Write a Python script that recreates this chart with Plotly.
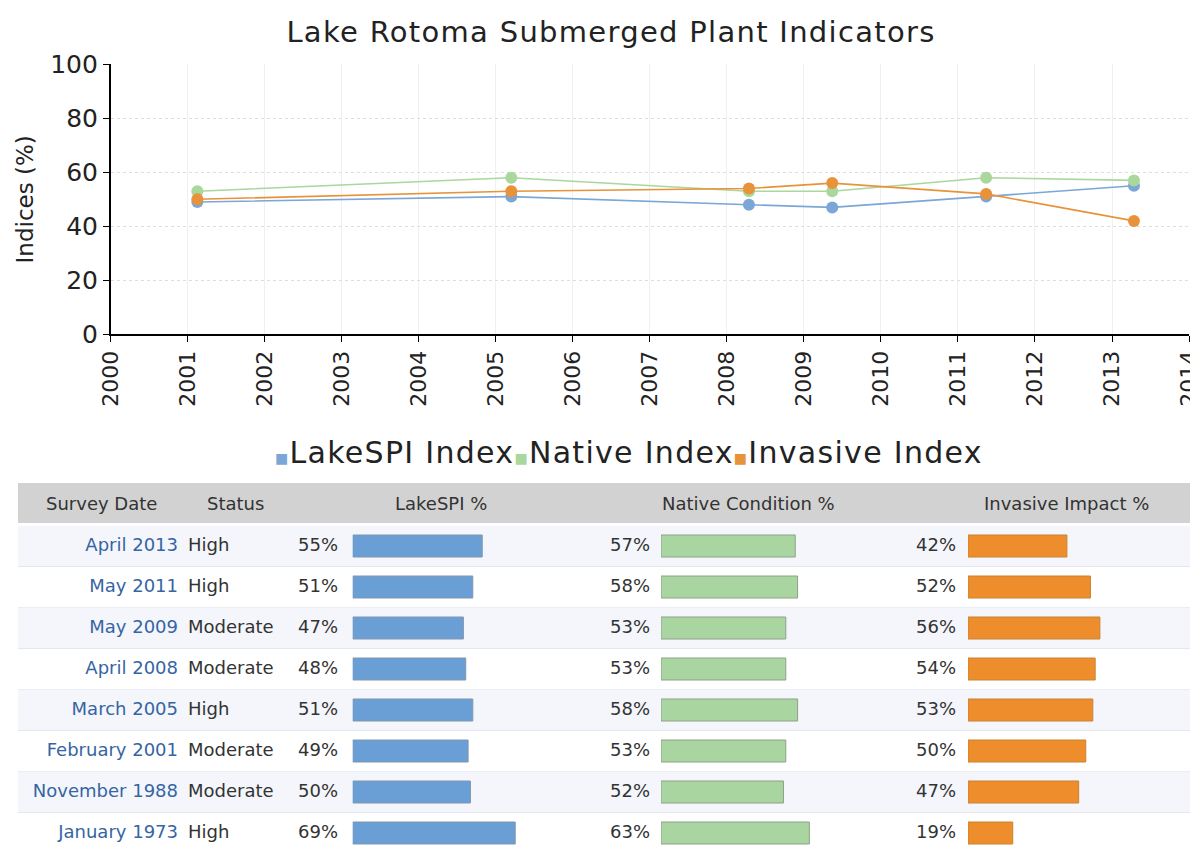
import plotly.graph_objects as go

# Survey data (newest first, as in the table)
survey_labels = ["April 2013", "May 2011", "May 2009", "April 2008",
                 "March 2005", "February 2001", "November 1988", "January 1973"]
survey_dates = ["2013-04-15", "2011-05-15", "2009-05-15", "2008-04-15",
                "2005-03-15", "2001-02-15", "1988-11-15", "1973-01-15"]
status = ["High", "High", "Moderate", "Moderate", "High", "Moderate", "Moderate", "High"]
lakespi = [55, 51, 47, 48, 51, 49, 50, 69]
native = [57, 58, 53, 53, 58, 53, 52, 63]
invasive = [42, 52, 56, 54, 53, 50, 47, 19]

year_ticks = [str(y) for y in range(2000, 2015)]
header_labels = ["Survey Date", "Status", "LakeSPI %", "Native Condition %", "Invasive Impact %"]

# page body has an 8px margin; positions below are given in page pixels
OFF = 8
W, H = 1198 - OFF, 845 - OFF
FONT = "DejaVu Sans"


def fx(p):
    return min(max((p - OFF) / W, 0), 1)


def fy(p):
    return min(max(1 - (p - OFF) / H, 0), 1)


spi_c, nat_c, inv_c = "#7ba7d7", "#a9d79c", "#e8923a"

fig = go.Figure()

# --- line chart (only surveys inside the 2000-2014 axis) ---
chart_idx = [i for i, d in enumerate(survey_dates) if d >= year_ticks[0]]
cx = [survey_dates[i] for i in chart_idx]
for name, vals, col in [("LakeSPI Index", lakespi, spi_c),
                        ("Native Index", native, nat_c),
                        ("Invasive Index", invasive, inv_c)]:
    fig.add_trace(go.Scatter(
        x=cx, y=[vals[i] for i in chart_idx], mode="lines+markers", name=name,
        line=dict(color=col, width=1.6), marker=dict(color=col, size=12),
        showlegend=False, xaxis="x", yaxis="y"))

# --- table ---
rows = list(range(len(survey_labels)))
ROW0, ROWH = 546, 41  # centre of first row, row height (px)
PX_PER_PCT = 2.355
BAR_SPAN = 220  # px width of each bar column axis

for vals, ax, col, edge in [(lakespi, "x3", "#6a9fd5", "#8396ad"),
                            (native, "x4", "#a9d5a0", "#8fa08a"),
                            (invasive, "x5", "#ee8d2c", "#c98232")]:
    fig.add_trace(go.Bar(
        x=vals, y=rows, orientation="h", xaxis=ax, yaxis="y2",
        width=22 / ROWH, marker=dict(color=col, line=dict(color=edge, width=1)),
        showlegend=False, hoverinfo="skip"))

text_font = dict(family=FONT, size=18, color="#333333")
fig.add_trace(go.Scatter(
    x=[178] * len(rows), y=rows, mode="text", text=survey_labels,
    textposition="middle left", textfont=dict(family=FONT, size=18, color="#3565a3"),
    xaxis="x2", yaxis="y2", showlegend=False, hoverinfo="skip", cliponaxis=False))
fig.add_trace(go.Scatter(
    x=[188] * len(rows), y=rows, mode="text", text=status,
    textposition="middle right", textfont=text_font,
    xaxis="x2", yaxis="y2", showlegend=False, hoverinfo="skip", cliponaxis=False))
for vals, xpos in [(lakespi, 338), (native, 650), (invasive, 956)]:
    fig.add_trace(go.Scatter(
        x=[xpos] * len(rows), y=rows, mode="text", text=[f"{v}%" for v in vals],
        textposition="middle left", textfont=text_font,
        xaxis="x2", yaxis="y2", showlegend=False, hoverinfo="skip", cliponaxis=False))

shapes = [dict(type="rect", xref="paper", yref="paper", x0=fx(18), x1=1,
               y0=fy(523), y1=fy(483), fillcolor="#d2d2d2", line_width=0, layer="below")]
for i in rows:
    if i % 2 == 0:
        shapes.append(dict(type="rect", xref="paper", yref="y2", x0=fx(18), x1=1,
                           y0=i - 0.5, y1=i + 0.5, fillcolor="#f4f6fb",
                           line_width=0, layer="below"))
    shapes.append(dict(type="line", xref="paper", yref="y2", x0=fx(18), x1=1,
                       y0=i + 0.5, y1=i + 0.5, line=dict(color="#e4e6ee", width=1),
                       layer="below"))

annotations = []
for lab, xc in zip(header_labels, [101, 235, 441, 748, 1066]):
    annotations.append(dict(text=lab, xref="x2", yref="paper", x=xc, y=fy(503),
                            showarrow=False, xanchor="center", yanchor="middle",
                            font=dict(family=FONT, size=18, color="#333333")))

# legend drawn as one line of text with coloured squares
sq = '<span style="color:{};font-size:14px">■</span>'
legend_txt = ('<span style="letter-spacing:1.3px">' + sq.format(spi_c) + "LakeSPI Index"
              + sq.format(nat_c) + "Native Index" + sq.format(inv_c) + "Invasive Index"
              + "</span>")
annotations.append(dict(text=legend_txt, xref="paper", yref="paper", x=fx(629), y=fy(452),
                        showarrow=False, xanchor="center", yanchor="middle",
                        font=dict(family=FONT, size=30, color="#222222")))

bar_axis = dict(range=[0, BAR_SPAN / PX_PER_PCT], visible=False, anchor="y2",
                fixedrange=True, automargin=False)
fig.update_layout(
    width=W, height=H, margin=dict(l=0, r=0, t=0, b=0, autoexpand=False),
    paper_bgcolor="white", plot_bgcolor="rgba(0,0,0,0)",
    font=dict(family=FONT, color="#222222"),
    title=dict(text='<span style="letter-spacing:1.3px">Lake Rotoma Submerged Plant Indicators</span>',
               x=fx(611), y=fy(32), xanchor="center", yanchor="middle",
               font=dict(family=FONT, size=29, color="#222222")),
    xaxis=dict(domain=[fx(110.7), fx(1189)], type="date", automargin=False,
               range=[year_ticks[0] + "-01-01", year_ticks[-1] + "-01-01"],
               dtick="M12", tickformat="%Y", tickangle=-90, anchor="y",
               ticklabeloverflow="allow",
               showline=True, linecolor="black", linewidth=1.5,
               ticks="outside", ticklen=6, tickcolor="black",
               showgrid=True, gridcolor="#f0f0f0", tickfont=dict(size=22)),
    yaxis=dict(domain=[fy(334.3), fy(64.3)], range=[0, 100], dtick=20, anchor="x",
               automargin=False,
               showline=True, linecolor="black", linewidth=1.5,
               ticks="outside", ticklen=6, tickcolor="black", zeroline=False,
               showgrid=True, gridcolor="#dedede", griddash="dot",
               tickfont=dict(size=25),
               title=dict(text="Indices (%)", font=dict(size=23), standoff=10)),
    xaxis2=dict(domain=[0, 1], range=[OFF, OFF + W], visible=False, anchor="y2",
                fixedrange=True, automargin=False),
    yaxis2=dict(domain=[0, fy(ROW0 - ROWH / 2)], automargin=False,
                range=[(OFF + H - ROW0) / ROWH, -0.5], visible=False, anchor="x2"),
    xaxis3=dict(domain=[fx(352.7), fx(352.7 + BAR_SPAN)], **bar_axis),
    xaxis4=dict(domain=[fx(661), fx(661 + BAR_SPAN)], **bar_axis),
    xaxis5=dict(domain=[fx(968), fx(968 + BAR_SPAN)], **bar_axis),
    shapes=shapes, annotations=annotations,
)

fig.write_html("out.html")
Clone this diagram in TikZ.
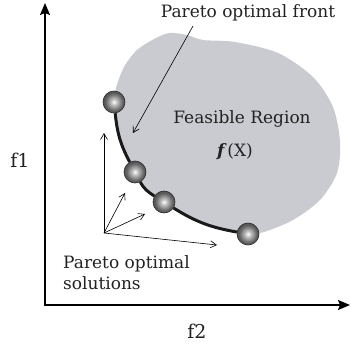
\documentclass[tikz,border=0pt]{standalone}
\usepackage{fontspec}
\setmainfont{DejaVu Serif}
\usetikzlibrary{arrows.meta,positioning,calc}
\definecolor{regiongray}{HTML}{C9CBD0}
\definecolor{balledge}{HTML}{2A2A2A}
\definecolor{inktext}{HTML}{222222}
\pgfdeclareradialshading{paretoball}{\pgfpoint{0bp}{0bp}}{%
  color(0bp)=(white); color(6bp)=(gray!45); color(20bp)=(gray!75!black);
  color(34bp)=(black!78); color(50bp)=(black!85)}

\begin{document}
\begin{tikzpicture}[
  x=1pt, y=1pt,
  axis/.style={-{Stealth[length=12pt,width=10pt,inset=2pt]}, line width=1.4pt, color=black},
  pointer/.style={-{Straight Barb[length=6pt,width=7pt]}, line width=0.6pt, color=black},
  front/.style={line width=3pt, color=black!90},
  region/.style={fill=regiongray},
  ball/.style={circle, draw=balledge, line width=0.6pt, shading=paretoball, minimum size=22pt, inner sep=0pt},
  label/.style={font=\fontsize{17}{21}\selectfont, text=inktext, inner sep=0pt},
  axislabel/.style={font=\fontsize{19}{20}\selectfont, text=inktext, inner sep=0pt}
]
  \useasboundingbox (0,0) rectangle (351,346);
  % points on the front
  \coordinate (p1) at (114,244);
  \coordinate (p2) at (135,174);
  \coordinate (p3) at (164,144);
  \coordinate (p4) at (248,112);
  % feasible region
  \fill[region] plot[smooth] coordinates {(248,112) (264,114) (293,126) (320,146)
      (337,173) (340,204) (333,239) (313,269) (278,293) (235,304) (203,306)
      (187,311) (170,313) (156,308) (137,296) (124,279) (116,258) (114,244)}
    to[out=-84,in=118] (p2) to[out=-62,in=148] (p3) to[out=-32,in=170] (p4) -- cycle;
  % axes
  \coordinate (origin) at (45,41);
  \coordinate (ytip) at (45,343);
  \coordinate (xtip) at (350,41);
  \draw[axis] (origin) -- (ytip);
  \draw[axis] ([xshift=-0.7pt]origin) -- (xtip);
  \node[axislabel] (f1) at (20,186) {f1};
  \node[axislabel] (f2) at (197,15) {f2};
  % balls
  \node[ball] (b1) at (p1) {};
  \node[ball] (b2) at (p2) {};
  \node[ball] (b3) at (p3) {};
  \node[ball] (b4) at (p4) {};
  \draw[front] (b1) to[out=-84,in=118] (b2);
  \draw[front] (b2) to[out=-62,in=148] (b3);
  \draw[front] (b3) to[out=-32,in=170] (b4);
  % labels
  \node[label] (fronttxt) at (248,333) {Pareto optimal front};
  \node[label] (feasible) at (242,227) {Feasible Region};
  \node[label] (fx) at (235,194) {{\bfseries\itshape f}\,(X)};
  \node[label, align=left, anchor=west] (solutions) at (63,73) {Pareto optimal\\solutions};
  \coordinate (frontstart) at (193,320);
  \coordinate (fronttip) at (133,213);
  \draw[pointer] (frontstart) -- (fronttip);
  % directions
  \coordinate (o) at (104,113);
  \coordinate (d1) at (104,213);
  \coordinate (d2) at (125,153);
  \coordinate (d3) at (145,132);
  \coordinate (d4) at (217,101);
  \foreach \d in {d1,d2,d3,d4}
    \draw[pointer] (o) -- (\d);
\end{tikzpicture}
\end{document}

----------

All lines from the start of the entries through the one with "fig = go.Figure()" are to be output exactly; omit the pictures.

- ANSWER TO THIS TASK -
Write a Python script that recreates this chart with Plotly.
import plotly.graph_objects as go

# Survey data (newest first, as in the table)
survey_labels = ["April 2013", "May 2011", "May 2009", "April 2008",
                 "March 2005", "February 2001", "November 1988", "January 1973"]
survey_dates = ["2013-04-15", "2011-05-15", "2009-05-15", "2008-04-15",
                "2005-03-15", "2001-02-15", "1988-11-15", "1973-01-15"]
status = ["High", "High", "Moderate", "Moderate", "High", "Moderate", "Moderate", "High"]
lakespi = [55, 51, 47, 48, 51, 49, 50, 69]
native = [57, 58, 53, 53, 58, 53, 52, 63]
invasive = [42, 52, 56, 54, 53, 50, 47, 19]

year_ticks = [str(y) for y in range(2000, 2015)]
header_labels = ["Survey Date", "Status", "LakeSPI %", "Native Condition %", "Invasive Impact %"]

# page body has an 8px margin; positions below are given in page pixels
OFF = 8
W, H = 1198 - OFF, 845 - OFF
FONT = "DejaVu Sans"


def fx(p):
    return min(max((p - OFF) / W, 0), 1)


def fy(p):
    return min(max(1 - (p - OFF) / H, 0), 1)


spi_c, nat_c, inv_c = "#7ba7d7", "#a9d79c", "#e8923a"

fig = go.Figure()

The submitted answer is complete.